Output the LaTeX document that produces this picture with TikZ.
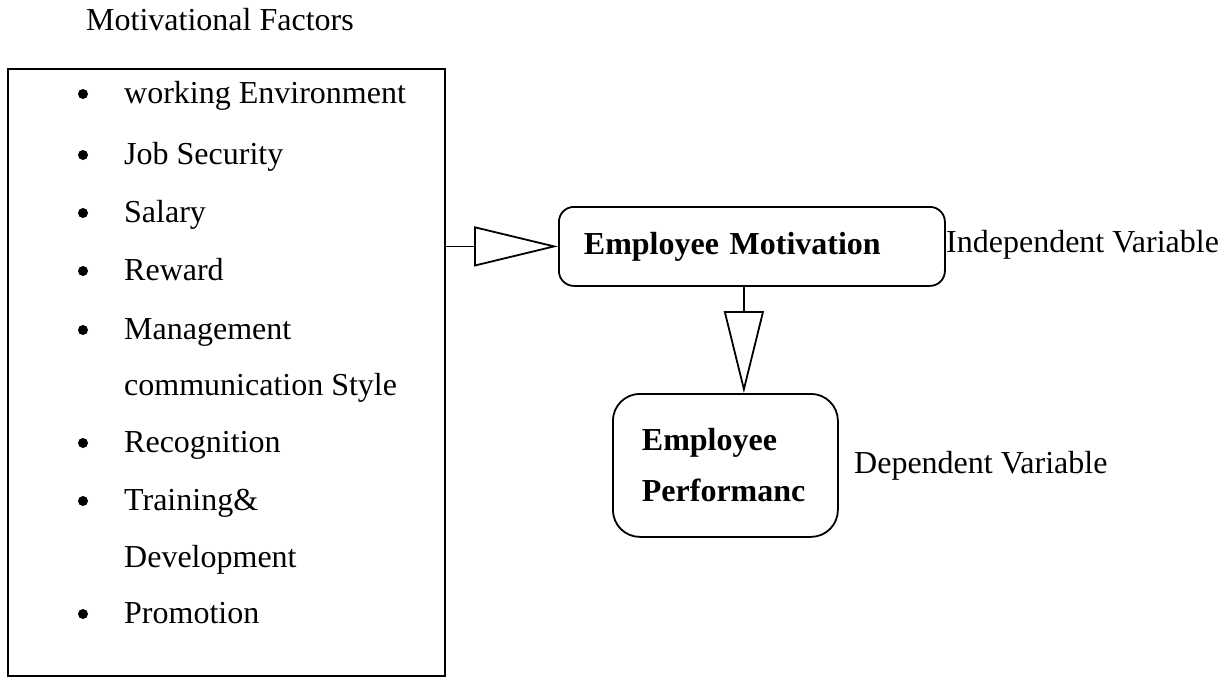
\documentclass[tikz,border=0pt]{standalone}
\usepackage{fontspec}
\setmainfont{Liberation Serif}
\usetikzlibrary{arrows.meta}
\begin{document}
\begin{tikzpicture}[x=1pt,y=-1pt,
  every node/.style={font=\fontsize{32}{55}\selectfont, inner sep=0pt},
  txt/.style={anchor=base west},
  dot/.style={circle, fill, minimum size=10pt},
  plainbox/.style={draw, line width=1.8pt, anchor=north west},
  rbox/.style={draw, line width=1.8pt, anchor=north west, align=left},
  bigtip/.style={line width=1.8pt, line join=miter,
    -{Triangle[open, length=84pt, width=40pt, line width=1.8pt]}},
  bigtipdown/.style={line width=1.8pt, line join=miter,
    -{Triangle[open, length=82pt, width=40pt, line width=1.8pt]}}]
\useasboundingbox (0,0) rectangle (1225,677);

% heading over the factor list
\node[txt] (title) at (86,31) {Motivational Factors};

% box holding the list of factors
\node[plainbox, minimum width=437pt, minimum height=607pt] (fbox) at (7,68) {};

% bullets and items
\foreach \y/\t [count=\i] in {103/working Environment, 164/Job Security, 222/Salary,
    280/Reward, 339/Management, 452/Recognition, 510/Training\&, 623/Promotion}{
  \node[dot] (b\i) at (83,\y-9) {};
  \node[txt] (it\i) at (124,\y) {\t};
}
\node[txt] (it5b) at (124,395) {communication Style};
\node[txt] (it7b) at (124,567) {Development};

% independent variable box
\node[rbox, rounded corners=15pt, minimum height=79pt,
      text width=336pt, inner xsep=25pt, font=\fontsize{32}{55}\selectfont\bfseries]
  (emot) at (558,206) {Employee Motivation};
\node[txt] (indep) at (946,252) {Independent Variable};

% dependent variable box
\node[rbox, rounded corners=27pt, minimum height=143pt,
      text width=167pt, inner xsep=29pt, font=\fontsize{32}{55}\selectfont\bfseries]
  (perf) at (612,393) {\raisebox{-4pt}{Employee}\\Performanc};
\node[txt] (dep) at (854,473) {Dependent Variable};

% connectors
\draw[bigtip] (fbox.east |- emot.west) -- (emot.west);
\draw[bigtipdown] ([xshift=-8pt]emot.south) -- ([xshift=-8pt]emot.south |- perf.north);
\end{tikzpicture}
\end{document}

####################

_GIVEN TASK_.
Could the lines from the top of the material through the line with "(it7b) at (124,567)" be repeated exactly, pictures left out?

_ANSWER TO THE EXERCISE_.
Output the LaTeX document that produces this picture with TikZ.
\documentclass[tikz,border=0pt]{standalone}
\usepackage{fontspec}
\setmainfont{Liberation Serif}
\usetikzlibrary{arrows.meta}
\begin{document}
\begin{tikzpicture}[x=1pt,y=-1pt,
  every node/.style={font=\fontsize{32}{55}\selectfont, inner sep=0pt},
  txt/.style={anchor=base west},
  dot/.style={circle, fill, minimum size=10pt},
  plainbox/.style={draw, line width=1.8pt, anchor=north west},
  rbox/.style={draw, line width=1.8pt, anchor=north west, align=left},
  bigtip/.style={line width=1.8pt, line join=miter,
    -{Triangle[open, length=84pt, width=40pt, line width=1.8pt]}},
  bigtipdown/.style={line width=1.8pt, line join=miter,
    -{Triangle[open, length=82pt, width=40pt, line width=1.8pt]}}]
\useasboundingbox (0,0) rectangle (1225,677);

% heading over the factor list
\node[txt] (title) at (86,31) {Motivational Factors};

% box holding the list of factors
\node[plainbox, minimum width=437pt, minimum height=607pt] (fbox) at (7,68) {};

% bullets and items
\foreach \y/\t [count=\i] in {103/working Environment, 164/Job Security, 222/Salary,
    280/Reward, 339/Management, 452/Recognition, 510/Training\&, 623/Promotion}{
  \node[dot] (b\i) at (83,\y-9) {};
  \node[txt] (it\i) at (124,\y) {\t};
}
\node[txt] (it5b) at (124,395) {communication Style};
\node[txt] (it7b) at (124,567) {Development};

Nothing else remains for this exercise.